No, but seriously, he kinda did. I read his book, The Tree of Knowledge. It presented a new way of looking at the garden of eden story than I had previously considered. As I examined the implications of that reading I felt a weight lifted from my conscience and I felt... free. I already knew all that historical stuff that causes so many to have a crisis of faith in the church but it hadn't affected me. I didn't need the church or its leaders to be perfect in order for the message to be true. But until I read that book, my happiness and self worth as a member has always seemed dependent on my behavior. After reading that book that seemed silly. I abandoned the idea that man was fallen and imperfect and accepted the idea that man THOUGHT he was fallen and imperfect, and as a man thinketh...
Salvation from the fall was as simple as realizing the fall never happened. I came to believe that this was Christ's doctrine: not that he came to save us from something that really happened but to save us from thinking that something that didn't happen actually did. Obviously this changed the way I looked at his life, his teachings, his death, etc. And although my new interpretation of Jesus offends most people--they believing that I am short-changing him somehow--to the contrary, I have come to love and appreciate Jesus of Nazareth more than I ever did under my old premises.
In other words, for me, the issue was never Joseph Smith or Brigham, salamander this or plural wives that. It was much more fundamental than that. My issue was with the fundamentals of judeo-christianity as a whole--its interpretation of the myth of Adam and Eve--and not anything to do with the other basics of Mormonism, which I have always been perfectly fine with, despite being very much aware of everything SU and others have brought up as legitimate reasons for leaving the church. Oh sure, I agree those are perfectly legitimate reasons. They just aren't mine.

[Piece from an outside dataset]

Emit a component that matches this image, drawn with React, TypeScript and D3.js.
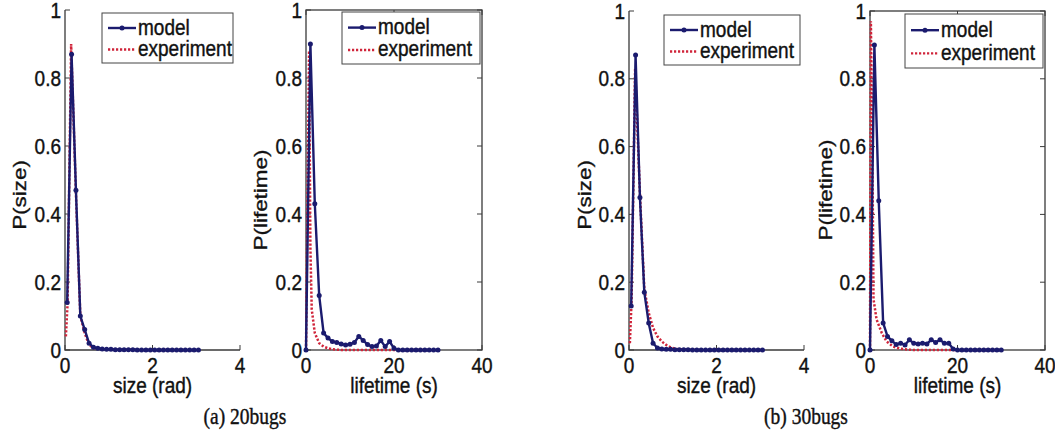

Now, I haven't really "left the church," although my wife and I have only been once since we got married. I realized that with my new belief system, there wasn't really anywhere to run to, so what was the point of running from where I was? I admit my beliefs now sound more atheist than anything, although I kinda consider myself a deist, but what do I care? When my wife finally decides she wants to go back to church (if ever), I'll be totally down. I like making friends and church is a great place to do that. I don't care that I don't agree with ANYTHING they say there; that I no longer believe ANYTHING they believe. I've just come to realize that is kinda the nature of life. We never agree with ANYBODY on everything, so it's all a matter of degrees. When it comes right down to it, love is all that matters to me, and as it says in my favorite non-canonical, pseudopigrapha, The Gospel of the Holy Twelve,
"That which appeareth true to some, seemeth not true to others. They who are in the valley see not as they who are on the hill top. But to each, it is the Truth as the one mind seeth it, and for that time, till a higher Truth shall be revealed unto the same: and to the soul which receiveth higher light, shall be given more light. Wherefore condemn not others, that ye be not condemned."